I hadn’t yet experienced what it meant to feel. I mean, feel feel. I also hadn’t yet discovered what joy there is in the creation of art. Had I pieced together that people are willing to pay decent sums of money for art I’m capable of creating, in my 20’s, I probably would have spent more time painting and less time behind a computer screen.

That isn’t what happened. My journey into art came as a result of significant life changes in my life that I struggled to understand as an adult. I found a safe refuge in the act of creating art, which soon turned into a fervent passion that I began to discover new parts of myself, within.

As a digital entrepreneur, I’ve always taken notes about projects, concepts or ideas I think are interesting. I’ve always believed in the ‘golden equation’ that combined what the internet is capable of, paired with the principles and structure of traditional manufacturing. I saw manufacturing plants as a golden relic of the past, that could somehow be translated into the mechanism and limitless potential of the internet…and I dreamed of someday marrying the two.

I first discovered success with printed products in my mid-20’s, selling shirts online, as well as in-person at festivals. Those projects were the fastest I ever made money, as I sold hundreds of shirts in a matter of days – largely without any involvement of my own, as I paid people to work at the sales booth.
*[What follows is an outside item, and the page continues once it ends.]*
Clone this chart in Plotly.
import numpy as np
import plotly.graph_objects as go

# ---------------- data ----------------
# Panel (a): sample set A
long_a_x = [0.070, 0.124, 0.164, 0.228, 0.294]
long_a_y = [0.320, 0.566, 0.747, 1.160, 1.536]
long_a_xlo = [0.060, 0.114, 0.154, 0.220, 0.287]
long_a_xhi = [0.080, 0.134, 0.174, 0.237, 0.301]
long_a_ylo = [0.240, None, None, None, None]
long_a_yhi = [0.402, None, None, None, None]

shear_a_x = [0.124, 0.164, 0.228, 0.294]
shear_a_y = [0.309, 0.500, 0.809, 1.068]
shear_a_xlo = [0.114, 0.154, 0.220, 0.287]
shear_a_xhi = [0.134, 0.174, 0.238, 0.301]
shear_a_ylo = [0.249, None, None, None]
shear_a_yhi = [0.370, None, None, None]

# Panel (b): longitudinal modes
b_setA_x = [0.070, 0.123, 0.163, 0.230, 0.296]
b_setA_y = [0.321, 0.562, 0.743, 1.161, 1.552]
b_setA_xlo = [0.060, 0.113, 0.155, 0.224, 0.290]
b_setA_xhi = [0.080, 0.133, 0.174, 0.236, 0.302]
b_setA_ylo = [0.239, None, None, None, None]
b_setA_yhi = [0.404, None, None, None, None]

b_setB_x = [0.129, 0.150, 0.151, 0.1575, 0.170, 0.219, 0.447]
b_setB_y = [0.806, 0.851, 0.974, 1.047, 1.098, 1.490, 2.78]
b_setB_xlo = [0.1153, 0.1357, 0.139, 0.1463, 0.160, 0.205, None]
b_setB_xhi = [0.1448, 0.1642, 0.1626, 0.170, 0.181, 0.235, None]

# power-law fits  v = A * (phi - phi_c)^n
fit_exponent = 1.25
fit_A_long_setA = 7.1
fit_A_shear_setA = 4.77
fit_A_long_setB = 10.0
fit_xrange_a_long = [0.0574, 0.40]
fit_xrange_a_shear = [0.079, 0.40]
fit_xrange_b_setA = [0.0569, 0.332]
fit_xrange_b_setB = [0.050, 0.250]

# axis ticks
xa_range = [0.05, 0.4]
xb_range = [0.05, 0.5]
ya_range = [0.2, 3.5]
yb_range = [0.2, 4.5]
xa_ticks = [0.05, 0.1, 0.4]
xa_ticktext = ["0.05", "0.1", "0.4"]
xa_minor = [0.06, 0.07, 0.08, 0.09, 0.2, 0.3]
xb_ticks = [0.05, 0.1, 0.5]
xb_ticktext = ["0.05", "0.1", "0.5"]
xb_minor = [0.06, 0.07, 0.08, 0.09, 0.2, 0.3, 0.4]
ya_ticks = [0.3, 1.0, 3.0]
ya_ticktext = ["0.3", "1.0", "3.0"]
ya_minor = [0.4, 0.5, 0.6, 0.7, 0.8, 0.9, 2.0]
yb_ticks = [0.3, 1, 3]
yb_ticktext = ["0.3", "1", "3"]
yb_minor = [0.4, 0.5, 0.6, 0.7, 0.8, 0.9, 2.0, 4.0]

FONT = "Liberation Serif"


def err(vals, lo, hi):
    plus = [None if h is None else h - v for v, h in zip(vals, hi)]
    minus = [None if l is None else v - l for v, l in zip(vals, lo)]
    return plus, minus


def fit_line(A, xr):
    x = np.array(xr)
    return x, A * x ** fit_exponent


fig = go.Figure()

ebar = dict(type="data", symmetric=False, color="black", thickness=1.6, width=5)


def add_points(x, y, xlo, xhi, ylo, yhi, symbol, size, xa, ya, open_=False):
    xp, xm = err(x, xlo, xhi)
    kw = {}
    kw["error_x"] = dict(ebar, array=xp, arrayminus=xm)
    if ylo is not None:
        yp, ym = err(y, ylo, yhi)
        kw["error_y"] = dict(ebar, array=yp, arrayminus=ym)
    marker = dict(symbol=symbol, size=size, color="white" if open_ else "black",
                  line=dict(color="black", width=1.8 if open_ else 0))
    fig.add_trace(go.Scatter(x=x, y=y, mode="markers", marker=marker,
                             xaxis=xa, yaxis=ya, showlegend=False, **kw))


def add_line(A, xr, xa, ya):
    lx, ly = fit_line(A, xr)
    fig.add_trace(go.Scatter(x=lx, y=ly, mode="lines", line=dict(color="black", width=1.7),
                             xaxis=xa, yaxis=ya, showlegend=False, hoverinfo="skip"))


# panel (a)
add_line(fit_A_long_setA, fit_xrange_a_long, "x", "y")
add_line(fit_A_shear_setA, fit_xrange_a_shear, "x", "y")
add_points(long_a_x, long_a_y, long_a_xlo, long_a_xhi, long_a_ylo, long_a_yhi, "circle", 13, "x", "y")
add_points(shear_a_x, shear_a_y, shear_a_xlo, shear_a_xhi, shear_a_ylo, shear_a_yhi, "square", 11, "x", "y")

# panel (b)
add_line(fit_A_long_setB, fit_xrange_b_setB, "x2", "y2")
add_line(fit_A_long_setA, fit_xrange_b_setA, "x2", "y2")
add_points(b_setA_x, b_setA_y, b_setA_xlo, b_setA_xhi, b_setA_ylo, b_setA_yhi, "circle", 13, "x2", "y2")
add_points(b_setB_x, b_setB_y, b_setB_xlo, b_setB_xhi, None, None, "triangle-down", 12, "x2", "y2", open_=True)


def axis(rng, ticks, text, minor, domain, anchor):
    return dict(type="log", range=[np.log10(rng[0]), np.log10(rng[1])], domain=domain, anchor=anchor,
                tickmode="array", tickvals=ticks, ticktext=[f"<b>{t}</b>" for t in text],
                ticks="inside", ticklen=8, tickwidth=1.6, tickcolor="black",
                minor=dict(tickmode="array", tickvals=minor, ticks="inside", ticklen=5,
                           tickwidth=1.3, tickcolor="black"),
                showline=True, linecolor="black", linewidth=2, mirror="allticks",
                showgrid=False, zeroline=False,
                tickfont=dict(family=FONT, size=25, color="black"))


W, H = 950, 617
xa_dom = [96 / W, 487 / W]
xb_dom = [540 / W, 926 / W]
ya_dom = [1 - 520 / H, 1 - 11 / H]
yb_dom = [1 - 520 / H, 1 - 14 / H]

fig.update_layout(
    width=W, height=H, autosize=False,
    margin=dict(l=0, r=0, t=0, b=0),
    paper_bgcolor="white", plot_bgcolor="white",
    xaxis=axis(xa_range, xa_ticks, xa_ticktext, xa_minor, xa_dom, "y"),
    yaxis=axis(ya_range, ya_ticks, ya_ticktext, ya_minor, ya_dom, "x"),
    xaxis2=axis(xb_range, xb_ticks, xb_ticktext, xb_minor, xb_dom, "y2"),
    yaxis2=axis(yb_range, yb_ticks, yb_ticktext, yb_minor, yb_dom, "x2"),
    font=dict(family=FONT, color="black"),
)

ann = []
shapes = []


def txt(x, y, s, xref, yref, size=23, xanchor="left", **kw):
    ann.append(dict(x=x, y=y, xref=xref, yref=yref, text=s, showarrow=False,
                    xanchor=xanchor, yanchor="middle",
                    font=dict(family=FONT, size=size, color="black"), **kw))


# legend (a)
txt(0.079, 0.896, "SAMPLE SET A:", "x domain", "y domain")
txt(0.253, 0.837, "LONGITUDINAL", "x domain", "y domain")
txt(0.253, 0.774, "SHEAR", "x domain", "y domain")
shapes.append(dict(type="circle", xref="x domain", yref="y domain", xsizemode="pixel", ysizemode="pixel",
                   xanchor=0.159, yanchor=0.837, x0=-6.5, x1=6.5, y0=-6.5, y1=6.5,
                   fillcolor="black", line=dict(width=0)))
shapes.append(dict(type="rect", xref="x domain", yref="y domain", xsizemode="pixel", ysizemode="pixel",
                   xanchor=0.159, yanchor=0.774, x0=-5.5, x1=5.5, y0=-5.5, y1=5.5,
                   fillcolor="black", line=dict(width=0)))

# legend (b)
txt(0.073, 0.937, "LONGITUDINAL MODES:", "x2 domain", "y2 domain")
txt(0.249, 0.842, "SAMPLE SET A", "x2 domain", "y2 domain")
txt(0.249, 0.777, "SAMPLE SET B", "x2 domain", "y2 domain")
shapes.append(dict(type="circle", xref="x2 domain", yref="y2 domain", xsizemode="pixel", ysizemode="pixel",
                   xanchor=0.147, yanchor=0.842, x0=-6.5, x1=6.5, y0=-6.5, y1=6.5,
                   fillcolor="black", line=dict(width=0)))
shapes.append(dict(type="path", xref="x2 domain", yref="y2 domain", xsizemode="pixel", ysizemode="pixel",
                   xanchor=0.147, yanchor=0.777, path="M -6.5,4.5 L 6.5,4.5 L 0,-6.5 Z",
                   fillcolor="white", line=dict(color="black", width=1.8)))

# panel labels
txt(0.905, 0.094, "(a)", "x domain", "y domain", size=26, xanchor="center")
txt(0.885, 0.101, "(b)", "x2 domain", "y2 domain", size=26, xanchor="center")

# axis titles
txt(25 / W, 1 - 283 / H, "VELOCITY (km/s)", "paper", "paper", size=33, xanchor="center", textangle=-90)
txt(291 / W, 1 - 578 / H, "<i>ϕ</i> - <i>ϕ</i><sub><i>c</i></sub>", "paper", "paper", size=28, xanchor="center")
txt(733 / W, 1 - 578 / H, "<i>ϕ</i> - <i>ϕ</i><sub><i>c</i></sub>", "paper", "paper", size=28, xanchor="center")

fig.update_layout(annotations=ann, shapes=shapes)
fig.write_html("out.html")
I remember watching the OSU Vs. Michigan game with a friend of mine in Columbus, as my phone continued to buzz with notifications about each new sale. By the end of the day, I had sold thousands of dollars worth of shirts. Bean dip never tasted so good.

That little exercise was my own immersion in the world of product sales. I realized hard products require a solid mechanism in order to sell, and I realized there was no better mechanism for sales than the internet. So, I made a handful of shirt/print-on-demand sites that all failed miserably.

What I walked away with from those failures was the competency to build an end-to-end sales mechanism that would use the internet to sell. The problem is that I hadn’t yet discovered a perfect product to sell, and I didn’t think t-shirts would leave me feeling fulfilled if that’s all I ever sold.

The more that I thought about yoga mats, as well as practiced yoga, the more I realized there was a perfect marriage between all of the life lessons I’ve had, and the dreams I have for my future. Building Couture Soul has pushed me to use every major lesson, discipline, talent and failure life has given me, as a way to build something that will last for years to come.

It truly feels incredible to build something and watch it come to life in front of your eyes. It feels exhausting when you’re largely the man behind the curtain who is making all of it happen. It feels like a blessing when I realize how supported, loved and encouraged I am by those closest to me who believe in idea as much as I do.